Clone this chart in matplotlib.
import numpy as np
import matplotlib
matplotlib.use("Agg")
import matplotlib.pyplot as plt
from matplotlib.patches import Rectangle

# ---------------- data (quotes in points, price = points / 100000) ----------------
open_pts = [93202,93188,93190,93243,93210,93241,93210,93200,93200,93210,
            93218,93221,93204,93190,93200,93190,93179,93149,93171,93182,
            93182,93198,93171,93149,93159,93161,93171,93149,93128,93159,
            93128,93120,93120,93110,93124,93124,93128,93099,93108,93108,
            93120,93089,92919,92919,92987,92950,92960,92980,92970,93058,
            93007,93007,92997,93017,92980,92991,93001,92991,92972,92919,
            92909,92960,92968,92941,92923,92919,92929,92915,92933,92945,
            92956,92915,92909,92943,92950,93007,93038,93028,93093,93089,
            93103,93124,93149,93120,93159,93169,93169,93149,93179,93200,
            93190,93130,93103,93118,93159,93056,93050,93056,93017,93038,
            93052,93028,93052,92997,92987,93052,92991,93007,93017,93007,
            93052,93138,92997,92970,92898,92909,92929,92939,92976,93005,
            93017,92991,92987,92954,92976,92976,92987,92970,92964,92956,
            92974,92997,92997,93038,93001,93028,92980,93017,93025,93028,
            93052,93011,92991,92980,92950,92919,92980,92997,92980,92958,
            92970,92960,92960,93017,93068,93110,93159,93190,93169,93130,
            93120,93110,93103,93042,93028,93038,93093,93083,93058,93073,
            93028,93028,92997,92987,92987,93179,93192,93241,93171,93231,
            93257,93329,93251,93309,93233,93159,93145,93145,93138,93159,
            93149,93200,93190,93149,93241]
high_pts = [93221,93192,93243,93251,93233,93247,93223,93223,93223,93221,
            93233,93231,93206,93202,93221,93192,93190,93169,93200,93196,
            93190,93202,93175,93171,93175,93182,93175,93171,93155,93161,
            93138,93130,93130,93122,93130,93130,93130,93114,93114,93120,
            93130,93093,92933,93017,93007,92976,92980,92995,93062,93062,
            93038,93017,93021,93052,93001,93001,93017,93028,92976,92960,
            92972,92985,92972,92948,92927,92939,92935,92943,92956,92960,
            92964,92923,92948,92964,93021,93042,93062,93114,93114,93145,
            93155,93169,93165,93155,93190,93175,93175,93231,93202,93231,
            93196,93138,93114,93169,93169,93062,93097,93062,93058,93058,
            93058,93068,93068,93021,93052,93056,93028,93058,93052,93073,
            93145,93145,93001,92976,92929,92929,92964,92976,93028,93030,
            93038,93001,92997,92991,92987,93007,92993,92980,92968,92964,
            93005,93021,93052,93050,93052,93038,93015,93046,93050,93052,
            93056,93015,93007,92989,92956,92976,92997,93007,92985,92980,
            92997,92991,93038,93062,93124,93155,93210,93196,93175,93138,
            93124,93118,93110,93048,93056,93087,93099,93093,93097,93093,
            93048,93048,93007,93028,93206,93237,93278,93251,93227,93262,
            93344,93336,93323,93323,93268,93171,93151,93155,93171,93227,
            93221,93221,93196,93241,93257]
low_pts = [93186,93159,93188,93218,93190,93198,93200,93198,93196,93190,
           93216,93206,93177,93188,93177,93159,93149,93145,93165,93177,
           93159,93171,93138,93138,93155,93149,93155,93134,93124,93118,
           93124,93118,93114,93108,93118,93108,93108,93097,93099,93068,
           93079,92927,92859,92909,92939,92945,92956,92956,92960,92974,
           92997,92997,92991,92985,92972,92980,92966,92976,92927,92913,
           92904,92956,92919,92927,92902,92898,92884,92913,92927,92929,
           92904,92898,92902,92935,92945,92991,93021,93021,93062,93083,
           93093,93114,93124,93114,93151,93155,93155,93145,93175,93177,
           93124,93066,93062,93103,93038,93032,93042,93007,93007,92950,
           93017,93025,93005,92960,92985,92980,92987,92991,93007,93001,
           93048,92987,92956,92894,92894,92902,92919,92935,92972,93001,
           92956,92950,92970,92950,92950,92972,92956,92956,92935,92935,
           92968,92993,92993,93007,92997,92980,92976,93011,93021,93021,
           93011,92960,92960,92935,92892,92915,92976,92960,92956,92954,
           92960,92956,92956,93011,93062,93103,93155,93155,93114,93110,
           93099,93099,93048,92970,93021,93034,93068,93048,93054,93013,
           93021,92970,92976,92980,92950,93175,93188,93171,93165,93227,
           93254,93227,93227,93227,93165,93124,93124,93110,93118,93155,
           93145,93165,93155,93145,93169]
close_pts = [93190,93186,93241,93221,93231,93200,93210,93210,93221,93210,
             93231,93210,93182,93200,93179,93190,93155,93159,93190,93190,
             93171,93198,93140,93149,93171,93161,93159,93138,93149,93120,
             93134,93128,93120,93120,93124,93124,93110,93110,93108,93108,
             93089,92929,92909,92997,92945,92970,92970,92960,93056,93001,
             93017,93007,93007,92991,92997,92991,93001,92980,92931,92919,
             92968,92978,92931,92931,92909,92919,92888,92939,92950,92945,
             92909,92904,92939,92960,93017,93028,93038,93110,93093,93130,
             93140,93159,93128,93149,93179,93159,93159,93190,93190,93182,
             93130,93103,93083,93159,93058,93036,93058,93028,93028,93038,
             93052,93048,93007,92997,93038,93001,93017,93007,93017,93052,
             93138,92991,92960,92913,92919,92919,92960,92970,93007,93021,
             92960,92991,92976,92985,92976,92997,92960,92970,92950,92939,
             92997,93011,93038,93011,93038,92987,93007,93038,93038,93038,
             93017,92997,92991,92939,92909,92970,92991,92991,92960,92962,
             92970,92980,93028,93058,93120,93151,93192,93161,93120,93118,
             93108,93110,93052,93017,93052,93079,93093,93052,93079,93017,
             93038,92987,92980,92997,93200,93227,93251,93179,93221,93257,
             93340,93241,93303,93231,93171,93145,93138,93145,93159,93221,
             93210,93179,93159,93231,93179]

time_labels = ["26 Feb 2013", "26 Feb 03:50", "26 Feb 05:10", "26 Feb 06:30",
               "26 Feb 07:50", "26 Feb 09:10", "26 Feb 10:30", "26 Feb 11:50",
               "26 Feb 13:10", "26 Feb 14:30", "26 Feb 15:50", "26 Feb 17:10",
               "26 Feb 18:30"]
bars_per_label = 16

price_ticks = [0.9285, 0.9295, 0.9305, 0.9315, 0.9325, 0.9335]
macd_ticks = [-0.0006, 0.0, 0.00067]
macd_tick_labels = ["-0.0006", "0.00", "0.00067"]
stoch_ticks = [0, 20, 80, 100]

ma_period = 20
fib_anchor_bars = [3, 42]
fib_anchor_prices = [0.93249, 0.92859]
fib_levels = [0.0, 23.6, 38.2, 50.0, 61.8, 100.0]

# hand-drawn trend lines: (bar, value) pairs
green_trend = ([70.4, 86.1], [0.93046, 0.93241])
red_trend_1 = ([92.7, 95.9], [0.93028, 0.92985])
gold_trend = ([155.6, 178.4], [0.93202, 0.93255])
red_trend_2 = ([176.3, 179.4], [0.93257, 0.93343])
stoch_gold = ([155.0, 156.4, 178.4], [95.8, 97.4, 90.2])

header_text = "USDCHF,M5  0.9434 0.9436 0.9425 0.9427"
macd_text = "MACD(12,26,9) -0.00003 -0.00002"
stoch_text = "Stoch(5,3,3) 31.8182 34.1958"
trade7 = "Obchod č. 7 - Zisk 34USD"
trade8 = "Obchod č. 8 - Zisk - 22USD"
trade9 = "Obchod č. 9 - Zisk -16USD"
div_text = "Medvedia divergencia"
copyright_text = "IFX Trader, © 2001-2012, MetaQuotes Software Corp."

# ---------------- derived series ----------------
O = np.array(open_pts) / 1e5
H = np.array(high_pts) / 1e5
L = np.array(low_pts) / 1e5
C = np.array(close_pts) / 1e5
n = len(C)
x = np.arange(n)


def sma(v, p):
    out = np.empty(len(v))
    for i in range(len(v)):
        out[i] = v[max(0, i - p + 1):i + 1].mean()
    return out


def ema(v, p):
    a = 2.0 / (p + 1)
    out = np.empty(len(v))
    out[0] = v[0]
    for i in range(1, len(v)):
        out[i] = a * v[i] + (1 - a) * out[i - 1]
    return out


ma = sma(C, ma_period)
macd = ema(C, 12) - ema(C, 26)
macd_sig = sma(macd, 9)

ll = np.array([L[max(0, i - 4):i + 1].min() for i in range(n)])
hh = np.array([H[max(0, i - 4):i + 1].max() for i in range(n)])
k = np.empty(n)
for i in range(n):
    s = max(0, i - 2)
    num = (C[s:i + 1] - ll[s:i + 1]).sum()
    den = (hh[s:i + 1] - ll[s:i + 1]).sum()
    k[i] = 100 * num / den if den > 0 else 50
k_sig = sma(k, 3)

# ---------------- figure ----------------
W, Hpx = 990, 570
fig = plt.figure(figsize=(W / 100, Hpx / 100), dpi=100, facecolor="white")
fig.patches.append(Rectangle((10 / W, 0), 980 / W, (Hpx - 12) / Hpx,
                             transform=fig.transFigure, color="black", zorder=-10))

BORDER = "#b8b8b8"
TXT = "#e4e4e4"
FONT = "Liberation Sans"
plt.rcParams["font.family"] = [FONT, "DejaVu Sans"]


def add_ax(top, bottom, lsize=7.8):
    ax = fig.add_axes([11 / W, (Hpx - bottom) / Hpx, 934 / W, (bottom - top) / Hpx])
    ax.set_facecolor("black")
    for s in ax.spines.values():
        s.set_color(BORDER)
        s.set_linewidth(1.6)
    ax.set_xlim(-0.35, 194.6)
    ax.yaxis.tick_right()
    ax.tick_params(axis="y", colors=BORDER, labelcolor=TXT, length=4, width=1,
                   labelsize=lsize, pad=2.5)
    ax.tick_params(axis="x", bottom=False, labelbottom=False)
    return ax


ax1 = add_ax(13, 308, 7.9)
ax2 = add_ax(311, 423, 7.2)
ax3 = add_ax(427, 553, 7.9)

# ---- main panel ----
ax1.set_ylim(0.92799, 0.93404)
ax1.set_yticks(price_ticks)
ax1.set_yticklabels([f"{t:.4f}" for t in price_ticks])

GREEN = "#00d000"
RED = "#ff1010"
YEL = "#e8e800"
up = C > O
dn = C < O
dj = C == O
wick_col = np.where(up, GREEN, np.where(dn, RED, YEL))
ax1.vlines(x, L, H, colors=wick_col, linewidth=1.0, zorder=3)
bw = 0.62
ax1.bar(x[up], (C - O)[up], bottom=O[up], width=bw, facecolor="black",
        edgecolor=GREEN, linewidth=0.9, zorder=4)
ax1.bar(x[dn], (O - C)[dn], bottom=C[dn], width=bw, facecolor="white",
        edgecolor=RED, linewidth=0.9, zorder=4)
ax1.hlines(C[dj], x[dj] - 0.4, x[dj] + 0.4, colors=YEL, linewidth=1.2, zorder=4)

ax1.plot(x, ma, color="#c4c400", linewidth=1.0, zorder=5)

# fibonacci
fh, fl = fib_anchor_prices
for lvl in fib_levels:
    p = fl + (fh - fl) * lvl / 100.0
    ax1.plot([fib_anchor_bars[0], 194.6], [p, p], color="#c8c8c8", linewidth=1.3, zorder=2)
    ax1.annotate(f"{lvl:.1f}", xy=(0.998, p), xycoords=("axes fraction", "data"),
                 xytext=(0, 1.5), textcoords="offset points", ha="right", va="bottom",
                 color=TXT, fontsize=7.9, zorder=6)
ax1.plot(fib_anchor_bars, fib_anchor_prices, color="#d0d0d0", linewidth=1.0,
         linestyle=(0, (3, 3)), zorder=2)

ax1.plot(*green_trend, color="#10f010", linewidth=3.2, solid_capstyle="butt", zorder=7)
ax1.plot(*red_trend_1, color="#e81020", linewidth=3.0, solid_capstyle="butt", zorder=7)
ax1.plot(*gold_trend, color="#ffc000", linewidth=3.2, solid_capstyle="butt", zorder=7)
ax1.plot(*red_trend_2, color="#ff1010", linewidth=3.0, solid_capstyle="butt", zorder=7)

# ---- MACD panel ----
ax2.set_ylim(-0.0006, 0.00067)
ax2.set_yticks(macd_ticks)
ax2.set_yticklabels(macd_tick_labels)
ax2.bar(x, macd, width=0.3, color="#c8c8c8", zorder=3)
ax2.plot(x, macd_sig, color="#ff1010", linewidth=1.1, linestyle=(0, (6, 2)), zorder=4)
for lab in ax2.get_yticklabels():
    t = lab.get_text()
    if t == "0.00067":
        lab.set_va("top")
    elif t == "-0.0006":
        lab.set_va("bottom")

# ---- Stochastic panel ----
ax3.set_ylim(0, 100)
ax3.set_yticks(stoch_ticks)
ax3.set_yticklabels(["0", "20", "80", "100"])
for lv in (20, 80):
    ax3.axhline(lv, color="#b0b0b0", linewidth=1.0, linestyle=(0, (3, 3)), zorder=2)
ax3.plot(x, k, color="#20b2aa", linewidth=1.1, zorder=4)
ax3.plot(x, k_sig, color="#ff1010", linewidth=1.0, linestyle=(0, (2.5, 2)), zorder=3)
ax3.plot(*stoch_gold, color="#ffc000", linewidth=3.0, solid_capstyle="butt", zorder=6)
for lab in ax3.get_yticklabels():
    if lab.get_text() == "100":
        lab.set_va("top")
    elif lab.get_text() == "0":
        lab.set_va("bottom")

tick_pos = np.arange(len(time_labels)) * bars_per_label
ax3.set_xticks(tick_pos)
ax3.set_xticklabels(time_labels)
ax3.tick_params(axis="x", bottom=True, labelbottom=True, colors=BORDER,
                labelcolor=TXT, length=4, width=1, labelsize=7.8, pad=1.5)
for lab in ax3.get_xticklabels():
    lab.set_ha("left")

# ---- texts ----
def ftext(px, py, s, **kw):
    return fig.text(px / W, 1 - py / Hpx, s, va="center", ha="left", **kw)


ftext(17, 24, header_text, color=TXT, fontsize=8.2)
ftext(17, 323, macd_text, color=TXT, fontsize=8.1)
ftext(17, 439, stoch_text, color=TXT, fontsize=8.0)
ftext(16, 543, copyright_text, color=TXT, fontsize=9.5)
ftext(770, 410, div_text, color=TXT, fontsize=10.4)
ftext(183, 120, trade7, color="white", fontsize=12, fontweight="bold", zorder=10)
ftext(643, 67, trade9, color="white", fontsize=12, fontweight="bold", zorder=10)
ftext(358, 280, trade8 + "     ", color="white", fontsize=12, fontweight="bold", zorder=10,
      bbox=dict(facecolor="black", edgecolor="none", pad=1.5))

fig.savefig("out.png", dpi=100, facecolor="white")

——

Your task.
Can you write out the lines above, from the first one through the one containing "from matplotlib.patches import Rectangle", exactly as they appear and nothing more?

Response.
Clone this chart in matplotlib.
import numpy as np
import matplotlib
matplotlib.use("Agg")
import matplotlib.pyplot as plt
from matplotlib.patches import Rectangle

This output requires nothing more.